> _Your instructions_: Write out again, exactly as they appear, the lines from the line with "Give me the" through the line with "import * as". Do not include any pictures.

▼

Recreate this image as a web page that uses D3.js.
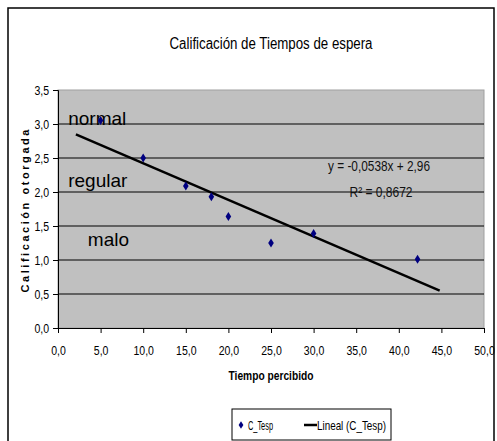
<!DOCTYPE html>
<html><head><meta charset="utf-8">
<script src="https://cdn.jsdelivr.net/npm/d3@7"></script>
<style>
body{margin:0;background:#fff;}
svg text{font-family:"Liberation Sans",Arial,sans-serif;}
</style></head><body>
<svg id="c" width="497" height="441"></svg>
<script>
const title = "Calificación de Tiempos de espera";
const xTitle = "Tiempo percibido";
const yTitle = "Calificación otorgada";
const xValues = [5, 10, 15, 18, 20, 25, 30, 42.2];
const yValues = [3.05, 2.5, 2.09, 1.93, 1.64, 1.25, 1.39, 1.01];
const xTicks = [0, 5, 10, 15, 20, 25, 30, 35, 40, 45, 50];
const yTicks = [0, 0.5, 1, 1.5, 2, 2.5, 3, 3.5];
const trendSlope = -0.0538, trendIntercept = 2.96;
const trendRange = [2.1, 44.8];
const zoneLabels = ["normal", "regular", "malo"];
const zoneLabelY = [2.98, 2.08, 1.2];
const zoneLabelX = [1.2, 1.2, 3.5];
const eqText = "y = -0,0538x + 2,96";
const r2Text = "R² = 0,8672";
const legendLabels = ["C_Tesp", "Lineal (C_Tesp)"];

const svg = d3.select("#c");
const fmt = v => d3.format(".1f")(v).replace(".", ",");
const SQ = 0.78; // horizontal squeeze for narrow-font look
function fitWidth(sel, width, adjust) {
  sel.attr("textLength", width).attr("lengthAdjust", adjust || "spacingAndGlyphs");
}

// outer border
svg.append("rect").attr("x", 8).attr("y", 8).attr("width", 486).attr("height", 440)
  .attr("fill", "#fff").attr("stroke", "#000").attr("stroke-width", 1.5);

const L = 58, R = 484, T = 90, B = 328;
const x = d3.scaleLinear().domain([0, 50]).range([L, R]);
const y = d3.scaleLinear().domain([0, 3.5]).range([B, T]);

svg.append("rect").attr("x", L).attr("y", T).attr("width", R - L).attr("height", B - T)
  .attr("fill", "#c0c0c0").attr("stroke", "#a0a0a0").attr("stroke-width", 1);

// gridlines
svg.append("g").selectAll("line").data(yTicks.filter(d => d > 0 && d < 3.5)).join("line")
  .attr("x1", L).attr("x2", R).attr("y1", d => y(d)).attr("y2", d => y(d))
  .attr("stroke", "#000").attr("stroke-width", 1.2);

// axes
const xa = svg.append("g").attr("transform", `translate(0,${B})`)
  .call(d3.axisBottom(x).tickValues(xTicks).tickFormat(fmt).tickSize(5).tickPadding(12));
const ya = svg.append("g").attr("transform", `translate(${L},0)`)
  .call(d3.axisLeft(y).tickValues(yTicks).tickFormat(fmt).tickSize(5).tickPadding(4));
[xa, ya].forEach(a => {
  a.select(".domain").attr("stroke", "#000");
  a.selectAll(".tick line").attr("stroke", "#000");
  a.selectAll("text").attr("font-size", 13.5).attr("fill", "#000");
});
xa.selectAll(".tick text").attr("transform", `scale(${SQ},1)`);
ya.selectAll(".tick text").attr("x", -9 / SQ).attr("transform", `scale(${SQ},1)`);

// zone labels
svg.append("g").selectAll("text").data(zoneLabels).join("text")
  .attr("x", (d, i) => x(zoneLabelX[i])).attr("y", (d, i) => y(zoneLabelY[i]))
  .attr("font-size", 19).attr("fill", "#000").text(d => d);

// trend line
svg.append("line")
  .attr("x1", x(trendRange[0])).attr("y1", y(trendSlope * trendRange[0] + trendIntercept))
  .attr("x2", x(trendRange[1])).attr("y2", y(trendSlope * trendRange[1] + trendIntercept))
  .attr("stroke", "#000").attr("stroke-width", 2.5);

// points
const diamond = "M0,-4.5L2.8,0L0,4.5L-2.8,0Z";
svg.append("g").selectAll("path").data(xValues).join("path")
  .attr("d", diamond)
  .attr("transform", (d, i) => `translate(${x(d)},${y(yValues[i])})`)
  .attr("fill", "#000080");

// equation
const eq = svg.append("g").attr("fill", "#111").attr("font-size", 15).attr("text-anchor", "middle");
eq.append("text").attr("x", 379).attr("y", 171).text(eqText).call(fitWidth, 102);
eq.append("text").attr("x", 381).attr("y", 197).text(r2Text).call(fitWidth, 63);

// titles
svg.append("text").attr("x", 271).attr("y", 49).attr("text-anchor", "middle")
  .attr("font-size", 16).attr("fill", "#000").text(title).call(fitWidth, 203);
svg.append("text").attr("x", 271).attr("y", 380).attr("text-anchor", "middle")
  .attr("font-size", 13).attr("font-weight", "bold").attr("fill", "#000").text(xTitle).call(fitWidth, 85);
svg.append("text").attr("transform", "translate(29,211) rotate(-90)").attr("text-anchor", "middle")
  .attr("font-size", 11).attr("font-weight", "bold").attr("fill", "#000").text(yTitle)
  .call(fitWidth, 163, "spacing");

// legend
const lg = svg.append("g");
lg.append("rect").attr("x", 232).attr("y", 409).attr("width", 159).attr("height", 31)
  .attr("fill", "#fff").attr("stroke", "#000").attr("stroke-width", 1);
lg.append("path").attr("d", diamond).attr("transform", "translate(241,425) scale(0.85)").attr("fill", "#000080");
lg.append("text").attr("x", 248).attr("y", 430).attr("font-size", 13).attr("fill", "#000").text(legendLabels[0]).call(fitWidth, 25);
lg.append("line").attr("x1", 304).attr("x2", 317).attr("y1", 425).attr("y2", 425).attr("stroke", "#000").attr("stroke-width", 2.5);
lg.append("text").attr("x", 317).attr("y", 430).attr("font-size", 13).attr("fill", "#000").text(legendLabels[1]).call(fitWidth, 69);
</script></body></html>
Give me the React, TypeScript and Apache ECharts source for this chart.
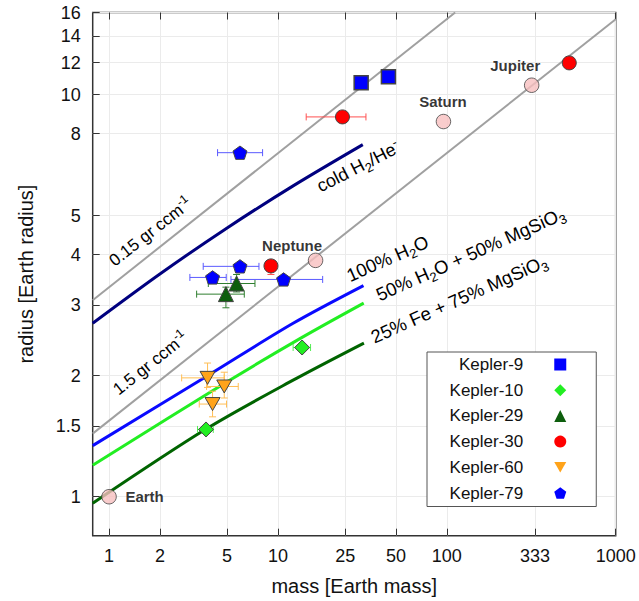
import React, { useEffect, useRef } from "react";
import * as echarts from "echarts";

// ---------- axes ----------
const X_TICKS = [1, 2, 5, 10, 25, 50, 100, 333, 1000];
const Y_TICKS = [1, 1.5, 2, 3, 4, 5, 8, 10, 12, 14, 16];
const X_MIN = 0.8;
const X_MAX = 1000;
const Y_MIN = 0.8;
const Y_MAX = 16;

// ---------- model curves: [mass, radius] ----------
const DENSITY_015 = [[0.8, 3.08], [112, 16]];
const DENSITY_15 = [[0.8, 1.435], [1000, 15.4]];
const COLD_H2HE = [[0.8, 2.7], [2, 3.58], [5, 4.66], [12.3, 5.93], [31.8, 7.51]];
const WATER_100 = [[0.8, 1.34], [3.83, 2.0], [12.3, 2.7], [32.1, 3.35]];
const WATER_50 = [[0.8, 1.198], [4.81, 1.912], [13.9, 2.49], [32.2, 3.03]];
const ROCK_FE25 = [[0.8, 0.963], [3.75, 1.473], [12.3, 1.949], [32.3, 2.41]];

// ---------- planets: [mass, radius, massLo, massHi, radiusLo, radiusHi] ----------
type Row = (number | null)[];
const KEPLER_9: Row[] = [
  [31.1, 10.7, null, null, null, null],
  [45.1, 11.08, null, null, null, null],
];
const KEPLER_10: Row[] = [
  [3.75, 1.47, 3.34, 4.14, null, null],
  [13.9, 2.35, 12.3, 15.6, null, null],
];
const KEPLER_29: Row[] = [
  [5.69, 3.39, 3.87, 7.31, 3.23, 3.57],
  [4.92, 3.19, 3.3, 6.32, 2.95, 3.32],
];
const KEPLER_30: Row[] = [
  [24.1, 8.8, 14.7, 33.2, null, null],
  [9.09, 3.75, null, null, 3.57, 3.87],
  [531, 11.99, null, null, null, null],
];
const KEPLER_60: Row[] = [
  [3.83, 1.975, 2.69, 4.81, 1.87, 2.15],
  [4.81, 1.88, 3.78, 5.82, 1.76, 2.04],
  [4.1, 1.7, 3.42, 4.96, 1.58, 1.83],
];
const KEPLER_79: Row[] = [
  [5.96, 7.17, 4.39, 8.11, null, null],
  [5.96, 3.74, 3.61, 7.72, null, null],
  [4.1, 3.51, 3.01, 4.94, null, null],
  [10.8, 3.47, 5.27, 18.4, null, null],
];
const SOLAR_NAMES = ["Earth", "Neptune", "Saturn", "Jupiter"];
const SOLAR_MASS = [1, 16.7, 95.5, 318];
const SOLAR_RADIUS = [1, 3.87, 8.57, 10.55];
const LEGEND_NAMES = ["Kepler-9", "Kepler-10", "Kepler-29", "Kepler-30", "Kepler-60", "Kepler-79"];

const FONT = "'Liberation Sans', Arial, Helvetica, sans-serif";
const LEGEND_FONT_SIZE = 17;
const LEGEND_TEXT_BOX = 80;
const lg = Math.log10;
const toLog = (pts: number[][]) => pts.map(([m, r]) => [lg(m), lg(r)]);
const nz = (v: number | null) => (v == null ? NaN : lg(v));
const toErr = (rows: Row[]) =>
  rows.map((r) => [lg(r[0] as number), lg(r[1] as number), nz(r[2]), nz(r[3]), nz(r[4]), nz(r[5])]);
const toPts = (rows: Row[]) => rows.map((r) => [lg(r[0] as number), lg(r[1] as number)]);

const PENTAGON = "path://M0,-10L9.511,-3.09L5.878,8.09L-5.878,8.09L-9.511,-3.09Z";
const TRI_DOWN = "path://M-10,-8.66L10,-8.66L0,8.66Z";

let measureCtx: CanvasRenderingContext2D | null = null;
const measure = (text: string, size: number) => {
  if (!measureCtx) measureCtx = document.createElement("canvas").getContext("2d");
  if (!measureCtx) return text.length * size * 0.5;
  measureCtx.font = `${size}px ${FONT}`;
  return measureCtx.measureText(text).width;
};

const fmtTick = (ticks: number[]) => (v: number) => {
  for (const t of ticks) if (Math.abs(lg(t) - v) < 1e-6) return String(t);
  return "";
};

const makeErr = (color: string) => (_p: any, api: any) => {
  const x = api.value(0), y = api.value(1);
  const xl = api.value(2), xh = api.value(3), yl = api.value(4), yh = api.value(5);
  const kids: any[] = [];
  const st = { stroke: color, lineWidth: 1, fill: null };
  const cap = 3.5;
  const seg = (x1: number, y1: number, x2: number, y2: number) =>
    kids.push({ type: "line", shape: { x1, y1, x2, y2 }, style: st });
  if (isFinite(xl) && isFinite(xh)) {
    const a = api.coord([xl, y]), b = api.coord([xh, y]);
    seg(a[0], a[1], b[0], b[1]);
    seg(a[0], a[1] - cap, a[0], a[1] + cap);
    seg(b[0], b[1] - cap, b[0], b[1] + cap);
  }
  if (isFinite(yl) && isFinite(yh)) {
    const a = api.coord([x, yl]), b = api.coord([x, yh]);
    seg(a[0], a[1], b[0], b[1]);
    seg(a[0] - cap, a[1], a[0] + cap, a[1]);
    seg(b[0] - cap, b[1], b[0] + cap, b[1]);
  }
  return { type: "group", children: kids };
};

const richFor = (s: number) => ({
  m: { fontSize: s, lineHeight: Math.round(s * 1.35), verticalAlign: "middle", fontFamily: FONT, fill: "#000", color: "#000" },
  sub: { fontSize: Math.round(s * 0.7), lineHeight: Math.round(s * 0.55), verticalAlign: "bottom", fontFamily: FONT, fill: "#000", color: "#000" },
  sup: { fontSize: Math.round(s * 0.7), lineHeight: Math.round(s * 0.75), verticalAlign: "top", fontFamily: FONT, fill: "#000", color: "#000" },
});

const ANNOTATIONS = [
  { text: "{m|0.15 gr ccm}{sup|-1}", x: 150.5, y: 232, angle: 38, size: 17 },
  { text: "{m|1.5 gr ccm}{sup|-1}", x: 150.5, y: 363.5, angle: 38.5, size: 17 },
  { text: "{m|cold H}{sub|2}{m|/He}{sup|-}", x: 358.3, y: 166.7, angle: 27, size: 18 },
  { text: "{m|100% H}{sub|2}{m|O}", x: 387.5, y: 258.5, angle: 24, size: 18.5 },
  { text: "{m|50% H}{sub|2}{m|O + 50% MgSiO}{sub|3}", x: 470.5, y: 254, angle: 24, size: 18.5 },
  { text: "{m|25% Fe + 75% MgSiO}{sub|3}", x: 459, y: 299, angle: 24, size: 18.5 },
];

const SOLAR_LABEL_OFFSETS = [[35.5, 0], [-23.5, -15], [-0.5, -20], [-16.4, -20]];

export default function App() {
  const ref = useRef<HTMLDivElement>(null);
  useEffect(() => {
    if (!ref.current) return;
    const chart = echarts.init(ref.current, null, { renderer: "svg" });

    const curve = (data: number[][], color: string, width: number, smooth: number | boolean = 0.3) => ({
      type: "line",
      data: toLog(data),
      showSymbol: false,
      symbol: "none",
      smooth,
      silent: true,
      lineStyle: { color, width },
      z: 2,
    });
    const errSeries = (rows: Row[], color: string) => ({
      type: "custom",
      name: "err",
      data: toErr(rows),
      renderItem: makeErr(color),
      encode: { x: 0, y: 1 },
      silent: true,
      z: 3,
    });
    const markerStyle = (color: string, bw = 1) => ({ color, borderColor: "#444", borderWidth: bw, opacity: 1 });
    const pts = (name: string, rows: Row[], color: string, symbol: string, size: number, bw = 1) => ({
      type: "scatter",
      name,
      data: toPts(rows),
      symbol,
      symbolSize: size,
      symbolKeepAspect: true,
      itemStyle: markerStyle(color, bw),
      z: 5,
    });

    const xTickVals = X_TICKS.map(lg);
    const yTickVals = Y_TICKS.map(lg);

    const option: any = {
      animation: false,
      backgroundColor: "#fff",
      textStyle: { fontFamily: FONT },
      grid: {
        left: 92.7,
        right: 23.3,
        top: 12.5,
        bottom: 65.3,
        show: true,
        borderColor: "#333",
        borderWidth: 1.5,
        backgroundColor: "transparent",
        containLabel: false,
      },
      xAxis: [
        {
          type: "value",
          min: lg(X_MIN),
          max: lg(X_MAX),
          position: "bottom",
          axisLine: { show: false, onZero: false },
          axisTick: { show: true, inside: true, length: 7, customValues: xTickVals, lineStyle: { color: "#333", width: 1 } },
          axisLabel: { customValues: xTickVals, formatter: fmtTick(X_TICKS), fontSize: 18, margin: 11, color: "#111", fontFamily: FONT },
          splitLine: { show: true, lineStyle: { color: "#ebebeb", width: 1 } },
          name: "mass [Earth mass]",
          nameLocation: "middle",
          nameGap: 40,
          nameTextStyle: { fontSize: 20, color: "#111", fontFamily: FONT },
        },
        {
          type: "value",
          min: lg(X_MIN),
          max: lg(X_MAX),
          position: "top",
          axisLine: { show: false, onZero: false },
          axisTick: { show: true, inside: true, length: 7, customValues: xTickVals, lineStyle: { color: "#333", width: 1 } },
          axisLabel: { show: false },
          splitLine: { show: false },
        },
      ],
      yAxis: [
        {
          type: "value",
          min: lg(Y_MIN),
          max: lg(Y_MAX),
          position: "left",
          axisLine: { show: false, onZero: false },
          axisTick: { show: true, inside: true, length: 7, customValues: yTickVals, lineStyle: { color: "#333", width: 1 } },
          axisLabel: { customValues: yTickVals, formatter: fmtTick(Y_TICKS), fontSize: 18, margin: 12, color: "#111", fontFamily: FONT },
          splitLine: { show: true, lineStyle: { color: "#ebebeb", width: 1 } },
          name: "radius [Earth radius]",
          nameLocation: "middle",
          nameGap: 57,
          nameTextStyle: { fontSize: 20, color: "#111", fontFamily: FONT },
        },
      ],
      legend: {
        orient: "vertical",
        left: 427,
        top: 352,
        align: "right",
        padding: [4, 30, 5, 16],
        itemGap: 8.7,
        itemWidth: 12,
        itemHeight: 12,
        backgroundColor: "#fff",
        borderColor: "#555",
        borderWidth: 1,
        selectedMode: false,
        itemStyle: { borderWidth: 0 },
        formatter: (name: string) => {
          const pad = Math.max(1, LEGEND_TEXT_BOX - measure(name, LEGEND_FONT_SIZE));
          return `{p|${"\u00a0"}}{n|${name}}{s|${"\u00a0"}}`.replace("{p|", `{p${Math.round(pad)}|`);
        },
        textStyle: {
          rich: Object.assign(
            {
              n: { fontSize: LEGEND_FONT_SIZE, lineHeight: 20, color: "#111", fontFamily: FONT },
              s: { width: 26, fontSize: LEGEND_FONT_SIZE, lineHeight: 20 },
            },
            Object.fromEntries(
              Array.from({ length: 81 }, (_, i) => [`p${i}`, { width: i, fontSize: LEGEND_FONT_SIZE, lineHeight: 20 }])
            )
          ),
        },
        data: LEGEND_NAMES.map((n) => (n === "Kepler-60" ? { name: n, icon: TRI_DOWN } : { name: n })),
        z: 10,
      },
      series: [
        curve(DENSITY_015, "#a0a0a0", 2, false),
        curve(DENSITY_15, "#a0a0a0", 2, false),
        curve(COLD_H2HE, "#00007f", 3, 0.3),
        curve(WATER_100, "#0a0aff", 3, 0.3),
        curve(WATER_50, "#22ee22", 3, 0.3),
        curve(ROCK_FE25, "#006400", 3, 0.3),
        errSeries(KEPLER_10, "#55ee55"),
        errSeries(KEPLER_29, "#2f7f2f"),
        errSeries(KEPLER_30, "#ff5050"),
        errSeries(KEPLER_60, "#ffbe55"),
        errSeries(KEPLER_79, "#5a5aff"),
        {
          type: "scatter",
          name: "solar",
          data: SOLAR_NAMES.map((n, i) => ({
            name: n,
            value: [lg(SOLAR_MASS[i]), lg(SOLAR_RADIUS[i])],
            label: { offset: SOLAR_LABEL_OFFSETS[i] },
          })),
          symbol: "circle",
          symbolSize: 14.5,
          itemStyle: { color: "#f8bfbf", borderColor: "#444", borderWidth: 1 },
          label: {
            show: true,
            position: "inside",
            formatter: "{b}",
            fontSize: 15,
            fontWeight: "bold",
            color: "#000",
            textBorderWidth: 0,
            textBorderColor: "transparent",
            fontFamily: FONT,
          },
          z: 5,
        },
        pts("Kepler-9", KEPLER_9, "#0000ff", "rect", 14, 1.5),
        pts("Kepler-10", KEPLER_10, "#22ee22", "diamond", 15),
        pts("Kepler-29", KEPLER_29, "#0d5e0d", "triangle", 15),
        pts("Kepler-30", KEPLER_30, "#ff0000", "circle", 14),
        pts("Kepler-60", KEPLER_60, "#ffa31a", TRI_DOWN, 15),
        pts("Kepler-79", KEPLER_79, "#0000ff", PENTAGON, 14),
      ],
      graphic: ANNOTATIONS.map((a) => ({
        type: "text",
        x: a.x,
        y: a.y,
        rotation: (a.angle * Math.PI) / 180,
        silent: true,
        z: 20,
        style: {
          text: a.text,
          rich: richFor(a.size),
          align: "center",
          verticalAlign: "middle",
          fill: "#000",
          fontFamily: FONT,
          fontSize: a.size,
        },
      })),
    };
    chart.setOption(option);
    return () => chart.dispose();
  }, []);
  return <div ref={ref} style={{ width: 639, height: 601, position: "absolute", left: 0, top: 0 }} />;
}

▲

> _Exercise solution_:
Give me the React, TypeScript and Apache ECharts source for this chart.
import React, { useEffect, useRef } from "react";
import * as echarts from "echarts";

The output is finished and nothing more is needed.